Chapter 4: Technology Use and Couple Relationships
In this chapter we examine the use of technology in couple communication and look at differences within and across couples. The Pew Report reading reported that, in 2014, the majority of committed couples said that technology did not have an impact on their relationship. They reported using technology in multiple ways, with use varying by age, but didn’t see this use having an impact. What might couples be considering when they hear the word “impact” in a survey question? And how might they interpret impact related to a) the strength and quality of their relationships and b) the use of technology? Consider Hertlein and Blumer’s conceptual framework as a resource to help identify “impacts” as we might view them from the perspective of family science.

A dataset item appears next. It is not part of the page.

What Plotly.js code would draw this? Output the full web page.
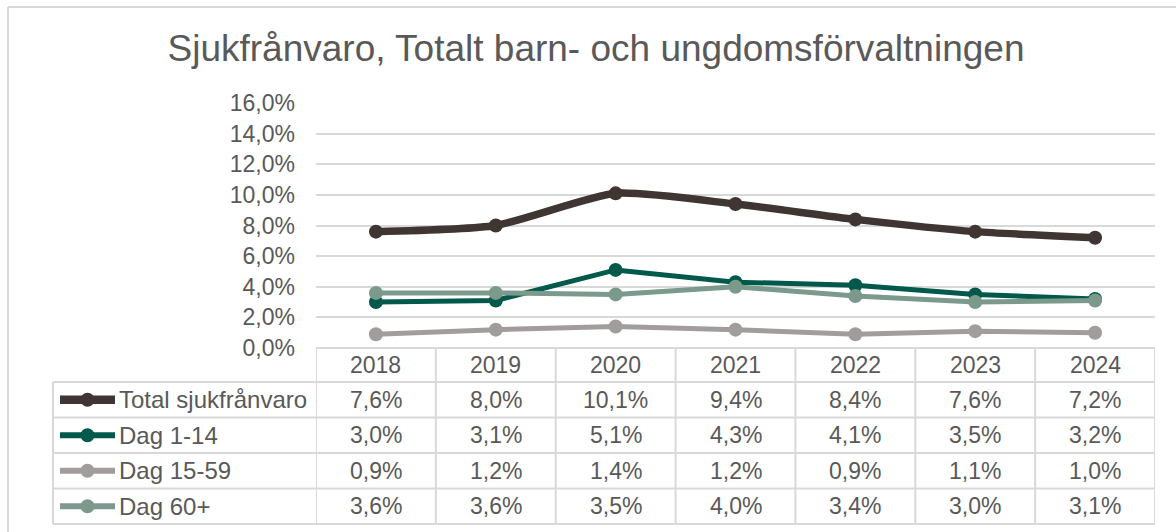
<!DOCTYPE html>
<html><head><meta charset="utf-8">
<script src="https://cdn.plot.ly/plotly-3.0.1.min.js"></script>
<style>html,body{margin:0;padding:0;background:#fff}#chart{width:1176px;height:532px}</style>
</head><body><div id="chart"></div>
<script>
const years = ['2018','2019','2020','2021','2022','2023','2024'];
const seriesNames = ['Total sjukfrånvaro','Dag 1-14','Dag 15-59','Dag 60+'];
const total = [0.076,0.080,0.101,0.094,0.084,0.076,0.072];
const dag1_14 = [0.030,0.031,0.051,0.043,0.041,0.035,0.032];
const dag15_59 = [0.009,0.012,0.014,0.012,0.009,0.011,0.010];
const dag60 = [0.036,0.036,0.035,0.040,0.034,0.030,0.031];
const seriesValues = [total,dag1_14,dag15_59,dag60];
const colors = ['#3f3532','#00594a','#a19d9c','#7b9a8b'];
const widths = [7.5,5,5,5];
const smooth = [true,false,false,false];

const W=1176,H=532, L=316, R=1155, T=103, B=348;
const pw=R-L, ph=B-T;
const px=x=>(x-L)/pw, py=y=>(B-y)/ph;
const gridC='#d9d9d9', txtC='#595959';
const fnt='"Liberation Sans", Arial, sans-serif';

const traces = seriesValues.map((v,i)=>({
  x: years.map((_,k)=>k), y: v, type:'scatter', mode:'lines+markers', name: seriesNames[i],
  line:{color:colors[i], width:widths[i], shape: smooth[i]?'spline':'linear', smoothing:0.6},
  marker:{color:colors[i], size:14}, hoverinfo:'skip', showlegend:false
}));
const shapes=[], annotations=[];
const rowLines=[382,417.5,453,488.5,524];
shapes.push({type:'line',xref:'paper',yref:'paper',x0:px(8),x1:px(W),y0:py(7),y1:py(7),line:{color:gridC,width:2}});
shapes.push({type:'line',xref:'paper',yref:'paper',x0:px(8),x1:px(8),y0:py(7),y1:py(H),line:{color:gridC,width:2}});
shapes.push({type:'line',xref:'paper',yref:'paper',x0:0,x1:1,y0:0,y1:0,line:{color:gridC,width:2}});
rowLines.forEach(y=>shapes.push({type:'line',xref:'paper',yref:'paper',x0:px(53),x1:1,y0:py(y),y1:py(y),line:{color:gridC,width:2}}));
for(let k=0;k<=years.length;k++){
  shapes.push({type:'line',xref:'x',yref:'paper',x0:k-0.5,x1:k-0.5,y0:0,y1:py(524),line:{color:gridC,width:2}});
}
shapes.push({type:'line',xref:'paper',yref:'paper',x0:px(53),x1:px(53),y0:py(382),y1:py(524),line:{color:gridC,width:2}});
years.forEach((yr,k)=>annotations.push({xref:'x',yref:'paper',x:k,y:py(365),text:yr,showarrow:false,xanchor:'center',yanchor:'middle',font:{family:fnt,size:23,color:txtC}}));
const fmt=v=>(v*100).toFixed(1).replace('.',',')+'%';
seriesValues.forEach((v,i)=>{
  const cy=(rowLines[i]+rowLines[i+1])/2;
  v.forEach((val,k)=>annotations.push({xref:'x',yref:'paper',x:k,y:py(cy),text:fmt(val),showarrow:false,xanchor:'center',yanchor:'middle',font:{family:fnt,size:23,color:txtC}}));
  annotations.push({xref:'paper',yref:'paper',x:px(117),y:py(cy),text:seriesNames[i],showarrow:false,xanchor:'left',yanchor:'middle',font:{family:fnt,size:24,color:txtC}});
  shapes.push({type:'line',xref:'paper',yref:'paper',x0:px(60),x1:px(115),y0:py(cy),y1:py(cy),line:{color:colors[i],width:widths[i]+1}});
  shapes.push({type:'circle',xref:'paper',yref:'paper',x0:px(80.5),x1:px(94.5),y0:py(cy-7),y1:py(cy+7),fillcolor:colors[i],line:{width:0}});
});

const layout={
  width:W,height:H,margin:{l:L,r:W-R,t:T,b:H-B},
  paper_bgcolor:'#fff',plot_bgcolor:'#fff',separators:', ',
  title:{text:'Sjukfrånvaro, Totalt barn- och ungdomsförvaltningen',font:{family:fnt,size:37,color:txtC},x:596/W,xanchor:'center',xref:'container',y:1-48/H,yanchor:'middle'},
  xaxis:{range:[-0.5,6.5],showgrid:false,zeroline:false,showticklabels:false,showline:false,fixedrange:true},
  yaxis:{range:[0,0.16],dtick:0.02,tickformat:'.1%',showgrid:true,gridcolor:gridC,gridwidth:2,zeroline:false,showline:false,
    ticks:'',ticklabelstandoff:20,tickfont:{family:fnt,size:23,color:txtC},fixedrange:true},
  shapes:shapes,annotations:annotations,showlegend:false
};
Plotly.newPlot('chart',traces,layout,{displayModeBar:false,staticPlot:true});
</script></body></html>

A key consideration about our presence in the online world is the meaning we begin to ascribe to others. Anthony Weiner, a former legislator in New York who was denounced for his “sexting” with others (not his wife), said that the exchange felt like a game, that it was superficial. What might the use of dating apps and technology, which so easily allow us to swipe left and dismiss people, do to our views of others? Does this use have a lasting effect on our expectations of others or the value we place on them? Or are we looking at things far too seriously?
Increasingly, couples are bringing technology concerns to therapists’ offices as an element of conflict for resolution. As family professionals, we want to prevent challenges in couple relationships. Given Gottman’s or other professionals’ considerations of what a healthy couple relationship is and can be, if you were leading a workshop on campus, what might you recommend to protect, strengthen, and preserve couple relationships in terms of their individual and shared technology use? What topics would you cover? What skills would you want participants to gain from attending?
Throughout the book we cover the many advantages and efficiencies of ICT, most of which are enabled on our smartphones. For individuals attempting to flee an aggressive, potentially violent partner, phones can be a lifeline to resources. Yet they can also be the way for intimate partner violence (IPV) to be perpetrated, in ways not possible in the past. In your blog post, weigh the pros and cons of ICT in situations of IPV and take a stand for ways that ICT can be used safely and effectively.